*Data for this exercise*:
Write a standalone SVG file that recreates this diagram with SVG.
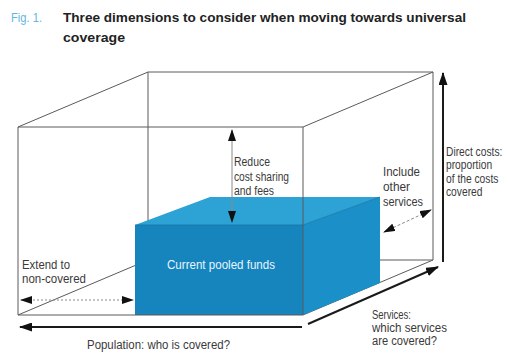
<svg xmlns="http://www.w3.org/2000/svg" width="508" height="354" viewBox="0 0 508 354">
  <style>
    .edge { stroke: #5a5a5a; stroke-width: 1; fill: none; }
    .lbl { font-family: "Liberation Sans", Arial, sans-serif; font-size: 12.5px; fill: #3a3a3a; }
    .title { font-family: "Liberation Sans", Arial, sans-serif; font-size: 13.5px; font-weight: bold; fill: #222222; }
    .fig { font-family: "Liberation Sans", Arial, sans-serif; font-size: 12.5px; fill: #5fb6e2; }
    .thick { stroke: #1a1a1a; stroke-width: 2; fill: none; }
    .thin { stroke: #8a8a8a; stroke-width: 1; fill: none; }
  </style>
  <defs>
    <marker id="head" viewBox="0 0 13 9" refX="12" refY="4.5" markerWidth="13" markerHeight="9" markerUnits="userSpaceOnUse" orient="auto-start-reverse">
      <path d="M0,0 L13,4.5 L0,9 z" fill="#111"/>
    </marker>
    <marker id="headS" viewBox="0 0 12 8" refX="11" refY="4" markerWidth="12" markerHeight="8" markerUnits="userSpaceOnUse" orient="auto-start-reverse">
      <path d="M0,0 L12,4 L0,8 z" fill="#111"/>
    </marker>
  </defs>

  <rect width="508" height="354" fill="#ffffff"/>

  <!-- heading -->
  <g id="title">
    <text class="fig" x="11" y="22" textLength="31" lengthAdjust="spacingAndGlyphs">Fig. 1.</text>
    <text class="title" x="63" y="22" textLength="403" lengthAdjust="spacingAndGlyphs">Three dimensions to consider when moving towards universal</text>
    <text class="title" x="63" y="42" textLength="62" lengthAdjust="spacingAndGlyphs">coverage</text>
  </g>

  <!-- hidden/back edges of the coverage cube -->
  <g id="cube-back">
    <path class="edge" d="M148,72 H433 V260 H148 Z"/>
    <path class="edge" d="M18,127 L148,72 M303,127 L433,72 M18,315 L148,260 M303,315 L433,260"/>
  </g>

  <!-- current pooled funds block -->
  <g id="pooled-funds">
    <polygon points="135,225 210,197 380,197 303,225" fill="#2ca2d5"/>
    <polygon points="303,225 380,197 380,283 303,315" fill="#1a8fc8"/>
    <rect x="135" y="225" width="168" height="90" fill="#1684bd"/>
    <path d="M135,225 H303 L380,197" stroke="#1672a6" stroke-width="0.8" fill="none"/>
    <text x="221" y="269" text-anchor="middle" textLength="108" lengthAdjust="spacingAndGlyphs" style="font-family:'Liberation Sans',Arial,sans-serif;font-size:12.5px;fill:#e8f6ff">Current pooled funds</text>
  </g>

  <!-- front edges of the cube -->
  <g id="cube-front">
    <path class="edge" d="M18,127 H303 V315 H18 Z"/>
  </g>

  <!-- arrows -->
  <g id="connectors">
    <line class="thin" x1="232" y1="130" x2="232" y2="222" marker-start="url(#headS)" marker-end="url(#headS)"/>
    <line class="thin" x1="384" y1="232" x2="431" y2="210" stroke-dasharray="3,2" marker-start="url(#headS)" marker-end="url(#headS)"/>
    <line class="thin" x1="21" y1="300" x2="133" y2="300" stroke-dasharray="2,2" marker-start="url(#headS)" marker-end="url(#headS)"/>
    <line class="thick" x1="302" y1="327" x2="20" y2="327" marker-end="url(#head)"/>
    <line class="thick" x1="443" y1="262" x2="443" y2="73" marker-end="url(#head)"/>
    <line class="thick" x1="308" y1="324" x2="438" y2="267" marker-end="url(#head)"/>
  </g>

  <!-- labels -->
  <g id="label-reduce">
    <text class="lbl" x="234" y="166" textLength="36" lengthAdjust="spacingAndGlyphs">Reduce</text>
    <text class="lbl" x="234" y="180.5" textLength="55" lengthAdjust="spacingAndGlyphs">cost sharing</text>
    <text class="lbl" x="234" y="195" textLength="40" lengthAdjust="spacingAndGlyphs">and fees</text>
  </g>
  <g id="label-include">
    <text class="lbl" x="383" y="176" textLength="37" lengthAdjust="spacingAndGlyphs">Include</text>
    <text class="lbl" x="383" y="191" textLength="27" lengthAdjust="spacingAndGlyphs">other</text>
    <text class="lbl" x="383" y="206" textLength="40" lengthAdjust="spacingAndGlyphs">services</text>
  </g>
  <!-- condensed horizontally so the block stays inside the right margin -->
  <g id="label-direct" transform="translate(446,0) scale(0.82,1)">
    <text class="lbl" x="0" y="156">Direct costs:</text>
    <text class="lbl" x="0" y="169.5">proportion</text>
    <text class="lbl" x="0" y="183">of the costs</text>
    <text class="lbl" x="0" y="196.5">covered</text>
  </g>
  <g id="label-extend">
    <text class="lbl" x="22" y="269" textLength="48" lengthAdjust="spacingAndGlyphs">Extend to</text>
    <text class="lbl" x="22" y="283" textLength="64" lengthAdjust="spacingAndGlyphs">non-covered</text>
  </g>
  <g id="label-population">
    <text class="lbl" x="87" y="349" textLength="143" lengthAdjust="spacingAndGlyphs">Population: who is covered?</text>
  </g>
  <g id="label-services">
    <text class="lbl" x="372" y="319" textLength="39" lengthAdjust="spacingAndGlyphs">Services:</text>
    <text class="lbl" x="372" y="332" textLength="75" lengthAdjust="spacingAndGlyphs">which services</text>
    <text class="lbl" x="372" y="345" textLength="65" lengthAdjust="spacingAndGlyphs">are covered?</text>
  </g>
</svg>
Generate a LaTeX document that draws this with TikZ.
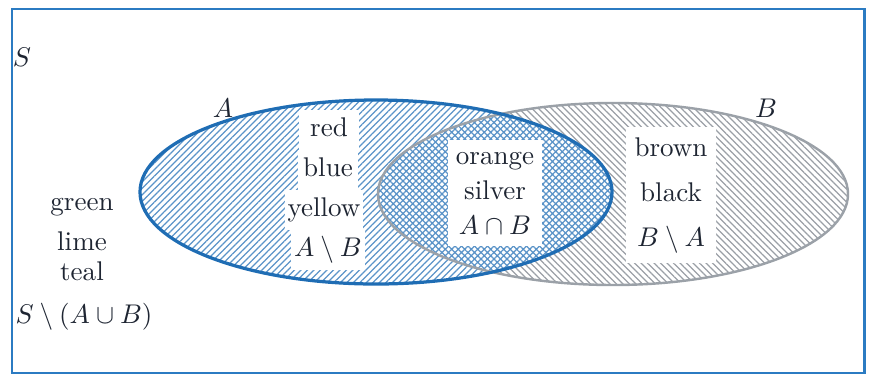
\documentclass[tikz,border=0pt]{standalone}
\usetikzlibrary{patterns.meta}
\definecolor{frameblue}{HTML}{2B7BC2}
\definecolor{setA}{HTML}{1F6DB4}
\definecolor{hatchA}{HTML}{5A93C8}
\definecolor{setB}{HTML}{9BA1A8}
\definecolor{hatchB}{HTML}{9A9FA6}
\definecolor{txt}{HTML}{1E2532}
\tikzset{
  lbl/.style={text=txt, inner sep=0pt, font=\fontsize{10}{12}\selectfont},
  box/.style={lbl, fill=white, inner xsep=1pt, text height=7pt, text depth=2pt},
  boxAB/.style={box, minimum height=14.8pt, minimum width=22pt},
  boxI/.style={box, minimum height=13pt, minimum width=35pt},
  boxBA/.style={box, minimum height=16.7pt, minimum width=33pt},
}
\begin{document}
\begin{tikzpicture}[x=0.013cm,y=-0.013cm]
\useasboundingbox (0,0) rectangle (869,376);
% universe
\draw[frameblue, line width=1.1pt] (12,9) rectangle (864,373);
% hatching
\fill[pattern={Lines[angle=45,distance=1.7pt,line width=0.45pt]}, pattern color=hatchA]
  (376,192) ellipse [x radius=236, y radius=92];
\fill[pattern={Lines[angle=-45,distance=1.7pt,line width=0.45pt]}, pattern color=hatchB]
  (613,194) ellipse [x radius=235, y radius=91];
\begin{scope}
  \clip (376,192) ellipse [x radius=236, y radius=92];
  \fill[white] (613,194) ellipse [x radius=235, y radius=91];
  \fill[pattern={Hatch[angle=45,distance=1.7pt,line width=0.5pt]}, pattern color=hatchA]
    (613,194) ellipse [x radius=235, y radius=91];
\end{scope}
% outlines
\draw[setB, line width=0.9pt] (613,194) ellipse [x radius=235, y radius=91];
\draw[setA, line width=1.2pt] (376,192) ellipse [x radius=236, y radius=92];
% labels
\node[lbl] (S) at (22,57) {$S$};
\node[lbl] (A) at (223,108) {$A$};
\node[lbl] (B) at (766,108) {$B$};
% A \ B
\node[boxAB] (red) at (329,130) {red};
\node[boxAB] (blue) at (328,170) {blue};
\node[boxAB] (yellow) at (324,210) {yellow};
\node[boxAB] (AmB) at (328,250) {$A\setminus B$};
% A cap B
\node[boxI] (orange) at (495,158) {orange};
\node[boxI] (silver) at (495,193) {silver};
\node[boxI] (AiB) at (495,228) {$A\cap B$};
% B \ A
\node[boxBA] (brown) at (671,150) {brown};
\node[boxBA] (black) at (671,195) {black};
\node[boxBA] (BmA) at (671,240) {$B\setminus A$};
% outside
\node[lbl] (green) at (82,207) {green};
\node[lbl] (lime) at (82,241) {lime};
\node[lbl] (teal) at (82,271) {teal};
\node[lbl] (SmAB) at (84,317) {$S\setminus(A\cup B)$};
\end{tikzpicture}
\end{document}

*Problem details*:
Tally up how many lines in the preceding listing contain the word "with". Give nothing but the number.

*The output*:
2